Jessica Tabinor engineering
Earlier this month, the prime minister, Boris Johnson announced that the long-awaited HS2 will go ahead in full, providing the perfect platform to develop a highly-skilled workforce across numerous technical sectors.
As talent specialists for numerous technical sectors, including rail and engineering, we welcome the decision to ‘officially’ begin construction on the high-speed line. The move will work to carve out rewarding careers for tens of thousands of white- and blue-collar workers and open a clear pipeline to drive the next generation of engineers.
Another later announcement on the 21st February saw the Department for Transport outlining exactly what the Integrated Rail Plan entails, and this includes making sure all projects tie-in to drive down costs and deliver the best connectivity as possible.
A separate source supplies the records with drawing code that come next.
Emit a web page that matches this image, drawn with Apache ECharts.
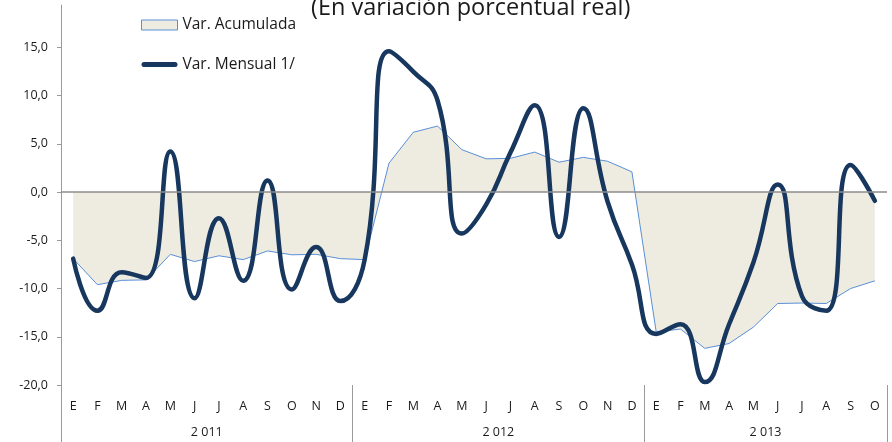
<!DOCTYPE html>
<html>
<head>
<meta charset="utf-8">
<script src="https://cdn.jsdelivr.net/npm/echarts@6/dist/echarts.min.js"></script>
<style>html,body{margin:0;padding:0;background:#fff;}#c{width:892px;height:442px;}</style>
</head>
<body>
<div id="c"></div>
<script>
var titleText = '(En variación porcentual real)';
var months = ['E','F','M','A','M','J','J','A','S','O','N','D',
              'E','F','M','A','M','J','J','A','S','O','N','D',
              'E','F','M','A','M','J','J','A','S','O'];
var years = ['2 011', '2 012', '2 013'];
var yearLabelIndex = [5, 17, 28];
var yearStartIndex = [0, 12, 24];
var acumulada = [-6.9, -9.6, -9.15, -9.1, -6.45, -7.2, -6.6, -7.0, -6.1, -6.5, -6.45, -6.9,
                 -7.0, 3.0, 6.2, 6.85, 4.4, 3.45, 3.5, 4.15, 3.1, 3.6, 3.2, 2.1,
                 -14.5, -14.2, -16.2, -15.7, -14.0, -11.55, -11.5, -11.55, -10.0, -9.2];
var mensual = [-6.9, -12.3, -8.3, -8.9, 4.2, -11.0, -2.7, -9.2, 1.2, -10.1, -5.7, -11.3,
               -7.0, 14.6, 12.5, 9.5, -4.3, -1.3, 4.1, 9.0, -4.65, 8.7, -1.0, -7.5,
               -14.7, -13.7, -19.7, -13.7, -7.3, 0.8, -10.8, -12.3, 2.8, -0.9];
var yTicks = [-20, -15, -10, -5, 0, 5, 10, 15];
var seriesNames = ['Var. Acumulada', 'Var. Mensual 1/'];

var FONT = 'Open Sans';
var chart = echarts.init(document.getElementById('c'), null, {renderer: 'canvas'});
var catIdx = months.map(function (m, i) { return i; });

chart.setOption({
  animation: false,
  backgroundColor: '#ffffff',
  title: {
    text: titleText,
    left: 311, top: -4, padding: 0,
    textStyle: {fontFamily: FONT, fontSize: 23.5, fontWeight: 'normal', color: '#1a1a1a'}
  },
  legend: {
    orient: 'vertical',
    left: 141, top: 17, padding: 0,
    itemWidth: 36, itemHeight: 10, itemGap: 23.5,
    textStyle: {fontFamily: FONT, fontSize: 15.5, color: '#1a1a1a'},
    data: [
      {name: seriesNames[0], icon: 'rect',
       itemStyle: {color: '#EEECE1', borderColor: '#5A8FD8', borderWidth: 1}},
      {name: seriesNames[1], icon: 'path://M2.5,0 L33.5,0 A2.5,2.5 0 0 1 33.5,5 L2.5,5 A2.5,2.5 0 0 1 2.5,0 Z',
       itemStyle: {color: '#17375E', borderWidth: 0}}
    ]
  },
  grid: {left: 61, right: 5, top: 5, bottom: 57, containLabel: false},
  xAxis: [
    {
      type: 'category', data: months, boundaryGap: true, position: 'bottom',
      axisLine: {show: false}, axisTick: {show: false},
      axisLabel: {interval: 0, margin: 15, fontFamily: FONT, fontSize: 12.5, color: '#1a1a1a'}
    },
    {
      type: 'category', data: catIdx, boundaryGap: true, position: 'bottom', offset: 0,
      axisLine: {show: false},
      axisTick: {show: true, length: 57,
        interval: function (i) { return yearStartIndex.indexOf(i) >= 0; },
        lineStyle: {color: '#9a9a9a', width: 1}},
      axisLabel: {
        interval: 0, margin: 41,
        formatter: function (v, i) {
          var k = yearLabelIndex.indexOf(i);
          return k >= 0 ? '{y|' + years[k] + '}' : '';
        },
        rich: {y: {padding: [0, 0, 0, 24.3], fontFamily: FONT, fontSize: 12.5, color: '#1a1a1a'}}
      },
      splitLine: {show: false}
    }
  ],
  yAxis: {
    type: 'value', min: -20, max: 19.4, interval: 5,
    axisLine: {show: true, lineStyle: {color: '#9a9a9a', width: 1}},
    axisTick: {show: true, length: 4, customValues: yTicks, lineStyle: {color: '#9a9a9a'}},
    splitLine: {show: false},
    axisLabel: {
      customValues: yTicks, margin: 13,
      fontFamily: FONT, fontSize: 12.5, color: '#1a1a1a',
      formatter: function (v) { return v.toFixed(1).replace('.', ','); }
    }
  },
  series: [
    {
      name: seriesNames[0], type: 'line', data: acumulada, xAxisIndex: 0,
      showSymbol: false, symbol: 'none', smooth: false, z: 1,
      lineStyle: {color: '#5A8FD8', width: 1},
      itemStyle: {color: '#EEECE1'},
      areaStyle: {color: '#EEECE1', opacity: 1},
      markLine: {
        silent: true, symbol: 'none', label: {show: false},
        lineStyle: {color: '#8c8c8c', width: 1.5, type: 'solid'},
        data: [{yAxis: 0}]
      }
    },
    {
      name: seriesNames[1], type: 'line', data: mensual, xAxisIndex: 0,
      showSymbol: false, symbol: 'none', smooth: 0.5, z: 3,
      lineStyle: {color: '#17375E', width: 4.5, cap: 'round', join: 'round'},
      itemStyle: {color: '#17375E'}
    }
  ]
});
</script>
</body>
</html>
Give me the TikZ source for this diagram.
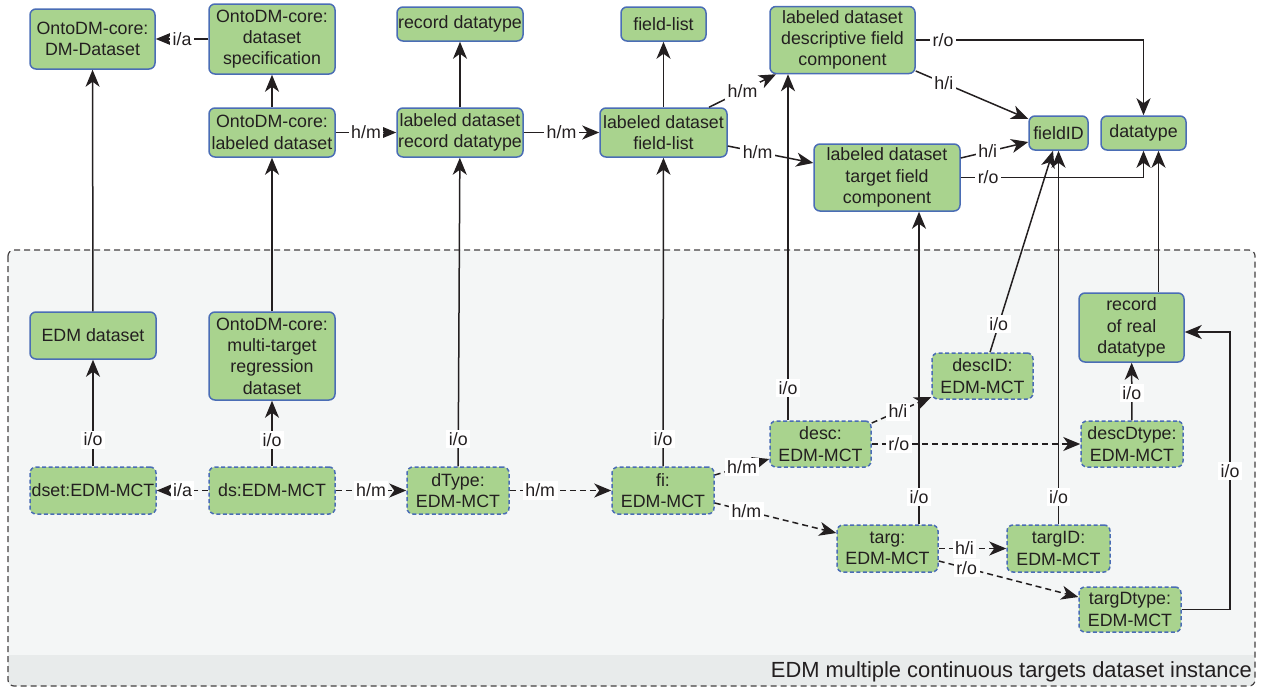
\documentclass[tikz,border=0pt]{standalone}
\usepackage{fontspec}
\setmainfont{Liberation Sans}
\usetikzlibrary{arrows.meta}
\definecolor{bgreen}{HTML}{A9D38E}
\definecolor{bblue}{HTML}{4A6DB5}
\definecolor{ink}{HTML}{231F20}
\definecolor{panel}{HTML}{F4F6F6}
\definecolor{band}{HTML}{E8EBEB}
\newcommand{\fs}{\fontsize{17.8}{21.3}\selectfont}
\begin{document}
\begin{tikzpicture}[x=1pt,y=-1pt,
 box/.style={draw=bblue, fill=bgreen, rounded corners=6pt, line width=1.5pt, align=center, inner sep=0pt, font=\fs, text=ink},
 dbox/.style={box, dash pattern=on 4pt off 2.5pt},
 lbl/.style={fill=white, inner sep=2.5pt, font=\fs, text=ink},
 arr/.style={-{Stealth[length=17pt,width=14pt,inset=5pt]}, line width=1.5pt, draw=ink},
 darr/.style={arr, dash pattern=on 6pt off 4pt},
]
\useasboundingbox (0,0) rectangle (1265,688);
% container
\fill[panel, rounded corners=6pt] (8,250) rectangle (1255,686);
\fill[band, rounded corners=6pt] (8,655) rectangle (1255,686);
\fill[band] (8.7,655) rectangle (1254.3,668);
\draw[ink!85, line width=1.2pt, dash pattern=on 6pt off 4pt, rounded corners=6pt] (8,250) rectangle (1255,686);
\node[anchor=east, inner sep=0pt, text=ink, font=\fontsize{21.9}{24}\selectfont] (title) at (1252,672) {EDM multiple continuous targets dataset instance};

% top nodes
\node[box, minimum width=125pt, minimum height=60pt] (DMD) at (92.5,39) {OntoDM-core:\\DM-Dataset};
\node[box, minimum width=126pt, minimum height=70pt] (dsspec) at (272,39) {OntoDM-core:\\dataset\\specification};
\node[box, minimum width=126pt, minimum height=34pt] (recdt) at (460,24) {record datatype};
\node[box, minimum width=85pt, minimum height=34pt] (fieldlist) at (663.5,24) {field-list};
\node[box, minimum width=145pt, minimum height=67pt] (ldesc) at (842.5,40) {labeled dataset\\descriptive field\\component};
\node[box, minimum width=126pt, minimum height=49pt] (ldlab) at (272,132.5) {OntoDM-core:\\labeled dataset};
\node[box, minimum width=126pt, minimum height=49pt] (ldrec) at (460,132.5) {labeled dataset\\record datatype};
\node[box, minimum width=127pt, minimum height=49pt] (ldfl) at (663.5,132.5) {labeled dataset\\field-list};
\node[box, minimum width=59pt, minimum height=34pt] (fieldID) at (1058.5,133) {fieldID};
\node[box, minimum width=85pt, minimum height=34pt] (datatype) at (1143.5,133) {datatype};
\node[box, minimum width=146pt, minimum height=67pt] (ltarg) at (887,177.5) {labeled dataset\\target field\\component};

% bottom nodes
\node[box, minimum width=126pt, minimum height=47pt] (EDMds) at (93,335.5) {EDM dataset};
\node[box, minimum width=126pt, minimum height=88pt] (mtr) at (272,356) {OntoDM-core:\\multi-target\\regression\\dataset};
\node[dbox, minimum width=126pt, minimum height=47pt] (dset) at (93,490.5) {dset:EDM-MCT};
\node[dbox, minimum width=126pt, minimum height=47pt] (ds) at (272,490.5) {ds:EDM-MCT};
\node[dbox, minimum width=102pt, minimum height=47pt] (dType) at (458,490.5) {dType:\\EDM-MCT};
\node[dbox, minimum width=102pt, minimum height=47pt] (fi) at (663,490.5) {fi:\\EDM-MCT};
\node[dbox, minimum width=101pt, minimum height=46pt] (desc) at (820.5,444) {desc:\\EDM-MCT};
\node[dbox, minimum width=101pt, minimum height=46pt] (descID) at (982.5,376) {descID:\\EDM-MCT};
\node[box, minimum width=105pt, minimum height=69pt] (recreal) at (1131.5,327.5) {record\\of real\\datatype};
\node[dbox, minimum width=102pt, minimum height=46pt] (descDtype) at (1132,444) {descDtype:\\EDM-MCT};
\node[dbox, minimum width=101pt, minimum height=47pt] (targ) at (887.5,548.5) {targ:\\EDM-MCT};
\node[dbox, minimum width=103pt, minimum height=47pt] (targID) at (1058.5,548.5) {targID:\\EDM-MCT};
\node[dbox, minimum width=102pt, minimum height=45pt] (targDtype) at (1130,609.5) {targDtype:\\EDM-MCT};

% top edges
\draw[arr] (dsspec) -- node[lbl]{i/a} (DMD);
\draw[arr] (ldlab) -- (dsspec);
\draw[arr] (ldlab) -- node[lbl]{h/m} (ldrec);
\draw[arr] (ldrec) -- (recdt);
\draw[arr] (ldrec) -- node[lbl]{h/m} (ldfl);
\draw[arr] (ldfl) -- (fieldlist);
\draw[arr] (709,0 |- ldfl.north) -- node[lbl]{h/m} (776,0 |- ldesc.south);
\draw[arr] (ldfl.east |- 0,146) -- node[lbl,pos=0.35]{h/m} (ltarg.west |- 0,163);
\draw[arr] (ldesc.east) -| node[lbl,pos=0.06]{r/o} (datatype.north);
\draw[arr] (ldesc.east |- 0,71) -- node[lbl,pos=0.25]{h/i} (fieldID.west |- 0,119);
\draw[arr] (ltarg.east |- 0,158) -- node[lbl,pos=0.4]{h/i} (fieldID.west |- 0,142);
\draw[arr] (ltarg.east) -| node[lbl,pos=0.075]{r/o} (datatype.south);

% vertical instance-of edges
\draw[arr] (EDMds) -- (DMD);
\draw[arr] (mtr) -- (ldlab);
\draw[arr] (dType) -- node[lbl,pos=0.087]{i/o} (ldrec);
\draw[arr] (fi) -- node[lbl,pos=0.087]{i/o} (ldfl);
\draw[arr] (788,0 |- desc.north) -- node[lbl,pos=0.092]{i/o} (788,0 |- ldesc.south);
\draw[arr] (919,0 |- targ.north) -- node[lbl,pos=0.086]{i/o} (919,0 |- ltarg.south);
\draw[arr] (990,0 |- descID.north) -- node[lbl,pos=0.138]{i/o} (1053,0 |- fieldID.south);
\draw[arr] (targID.north) -- node[lbl,pos=0.072]{i/o} (targID.north |- fieldID.south);
\draw[arr] (1158.5,0 |- recreal.north) -- (1158.5,0 |- datatype.south);
\draw[arr] (dset) -- node[lbl,pos=0.25]{i/o} (EDMds);
\draw[arr] (ds) -- node[lbl,pos=0.4]{i/o} (mtr);
\draw[arr] (descDtype) -- node[lbl,pos=0.47]{i/o} (recreal);
\draw[arr] (targDtype.east) -- (1230,0 |- targDtype.east) -- node[lbl,pos=0.5]{i/o} (1230,332) -- (recreal.east |- 0,332);

% dashed instance relations
\draw[darr] (ds) -- node[lbl]{i/a} (dset);
\draw[darr] (ds) -- node[lbl]{h/m} (dType);
\draw[darr] (dType) -- node[lbl,pos=0.3]{h/m} (fi);
\draw[darr] (fi.east |- 0,475) -- node[lbl,pos=0.5]{h/m} (desc.west |- 0,459);
\draw[darr] (fi.east |- 0,503) -- node[lbl,pos=0.26]{h/m} (targ.west |- 0,533);
\draw[darr] (desc.east |- 0,423) -- node[lbl,pos=0.44]{h/i} (descID.west |- 0,397);
\draw[darr] (desc.east) -- node[lbl,pos=0.13]{r/o} (descDtype.west);
\draw[darr] (targ) -- node[lbl,pos=0.38]{h/i} (targID);
\draw[darr] (targ.east |- 0,561) -- node[lbl,pos=0.2]{r/o} (targDtype.west |- 0,597);
\end{tikzpicture}
\end{document}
As a result, a plan has been created to establish how best to integrate HS2 Phase 2b and the wider Midlands transport network.
In the coming months, the Government will be considering the Midlands as part of the wider HS2 plan which will include a proposed £2billion programme to improve the Midlands rail network, dubbed the Midlands Rail Hub, providing better connections between London and the North.
The £2billion project will see the “Victorian infrastructure” regenerated to cut journey times between Nottingham and Birmingham to 59 minutes, increase one train per hour between two major cities and feature reduced journey times to Coventry.
However, to achieve this and HS2 in general, a focus needs to be placed on efficiently sourcing the labour that is required to deliver the scheme and bridging the skills gap that we are facing.
Figures released in September 2018 show that demand for construction labour during phases 1 and 2a will reach approx. 30,000 workers, peaking within the next two years. Additionally, the total number of rail specialists required to deliver Phases 1 and 2a will peak at around 6,800 during the years 2025/2026.
The Department for Transport's announcement comes shortly after the Oakervee review, which concluded the Phase 2b route - from Birmingham to Manchester and Leeds - needs to be a Y-shaped network as the best strategic answer for the country.
It also concluded, as the DoT says, that "that Phase 2b needs to be considered as part of an Integrated Rail Plan for the north and Midlands which also includes Northern Powerhouse Rail, Midlands Rail Hub, and other major Network Rail schemes to ensure these are scoped, designed, delivered, and can be operated as an integrated network."
What are the next steps? The National Infrastructure Commission (NIC) will be assessing the possibility of future work by looking at the rail needs of the Midlands against the plans that have been proposed. Watch this space!